Regulacje dyscyplin sportowych, ustanowienie reguł, traktowanie sportu jako osobnej dziedziny ludzkiej działalności, na koniec jego apoteoza jest zjawiskiem niedawnym, nie ma jeszcze stu lat. Sport stał się treścią życia dla młodzieży, wypełnieniem wolnego czasu treningami, zajęciem dla trenerów i działaczy. Widowiska sportowe są zajmujące dla szerokich mas kibiców którzy nie uprawiają żadnej dyscypliny natomiast emocjonują się zawodami. Gazety codziennie, nawet trzecią cześć swoich łamów poświęcają wydarzeniom sportowym. Język przekazów jest pełen górnolotnych metafor, wymyślnych porównań i tryumfalnego słowotwórstwa. Wyczyn sportowy utożsamiany jest z wyżynami ludzkiej doskonałości.
Panuje powszechne przekonanie, że sport wyrabia rzetelność, wzajemny szacunek, szlachetną rywalizację i przyczynia się do zgody i braterstwa między narodami. Są to założenia o ile nie są to pobożne życzenia. Doniesienia prasowe zdają się świadczyć o czymś zupełnie innym. Afery korupcyjne i sprzedawanie meczy są na porządku dziennym w piłce nożnej. Afery z dopingiem występują we wszystkich dyscyplinach gdzie rywalizacja opiera się na wysiłku fizycznym(ostatnio spotkałem się z informacją o środkach dopingowych dla himalaistów). Znana jest w historii XX wieku wojna futbolowa której bezpośrednią przyczyną był mecz piłki nożnej a starcia zbrojne przyniosły śmierć blisko 2 tys. ludzi.

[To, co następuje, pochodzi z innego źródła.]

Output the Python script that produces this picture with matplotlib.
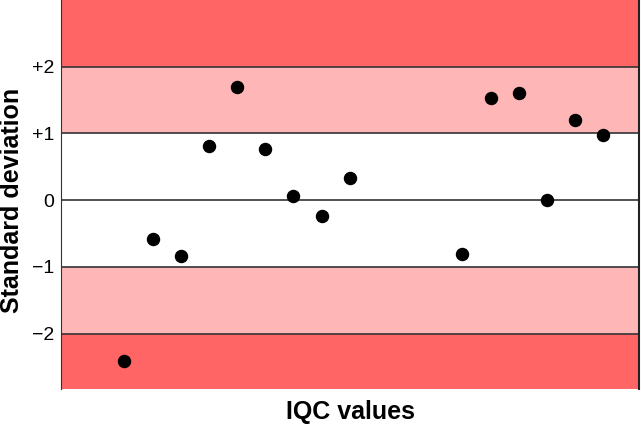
import matplotlib
matplotlib.use('Agg')
import matplotlib.pyplot as plt

# IQC control chart data (run index, standard deviation score)
run_index = [1, 2, 3, 4, 5, 6, 7, 8, 9, 13, 14, 15, 16, 17, 18]
sd_score = [-2.41, -0.58, -0.83, 0.81, 1.70, 0.77, 0.07, -0.24, 0.33,
            -0.80, 1.53, 1.60, 0.00, 1.20, 0.97]

tick_values = [-2, -1, 0, 1, 2]
tick_labels = ['\u22122', '\u22121', '0', '+1', '+2']

DARK_RED = '#ff6565'
LIGHT_RED = '#ffb6b6'
LINE_COLOR = '#333333'

plt.rcParams['font.family'] = ['Liberation Sans', 'DejaVu Sans']

fig = plt.figure(figsize=(6.41, 4.28), dpi=100)
ax = fig.add_axes([0.0952, 0.0911, 0.9017, 0.9089])

ymin, ymax = -2.83, 3.0
ax.axhspan(2, ymax, color=DARK_RED, lw=0, zorder=0)
ax.axhspan(1, 2, color=LIGHT_RED, lw=0, zorder=0)
ax.axhspan(-2, -1, color=LIGHT_RED, lw=0, zorder=0)
ax.axhspan(ymin, -2, color=DARK_RED, lw=0, zorder=0)
for v in tick_values:
    ax.axhline(v, color=LINE_COLOR, lw=1.2, zorder=1)

ax.scatter(run_index, sd_score, s=75, color='black', zorder=3)

ax.set_xlim(-1.25, 19.27)
ax.set_ylim(ymin, ymax)
ax.set_xticks([])
ax.set_yticks(tick_values)
ax.set_yticklabels(tick_labels)
ax.tick_params(axis='y', length=0, pad=5, labelsize=14)

ax.spines['top'].set_visible(False)
ax.spines['bottom'].set_visible(False)
ax.spines['left'].set_color(LINE_COLOR)
ax.spines['right'].set_color('#222222')
ax.spines['right'].set_linewidth(1.5)

ax.set_ylabel('Standard deviation', fontsize=18, fontweight='bold')
ax.yaxis.set_label_coords(-0.064, 0.486)
ax.set_xlabel('IQC values', fontsize=18, fontweight='bold', labelpad=8)

fig.savefig('out.png', dpi=100)
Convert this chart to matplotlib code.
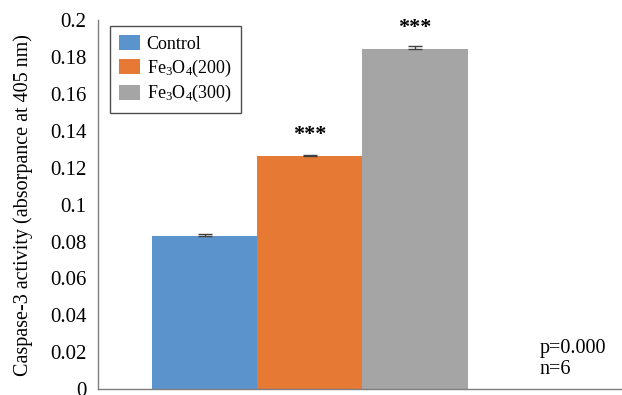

Co do szacunku, warto mieć w pamięci wydarzenia z zawodów Formuły 1 z toru le Mans w roku 1955 gdy jeden z bolidów wypadł z toru i zabił kilkoro widzów. Zdarzenie to nie zakłóciło zawodów i impreza nie została zakończona ani przerwana. Podobnie było na Olimpiadzie w Monachium w 1972 roku.
Znamienna jest wypowiedź Avery Brundage, przewodniczącego MKOl, że sport może z powodzeniem, reprezentować wartości religijne lub quasi-religijne, oraz: idea olimpijska jest najbardziej uniwersalną religią naszych czasów; religią która nosi w sobie zalążek wszelkich innych religii.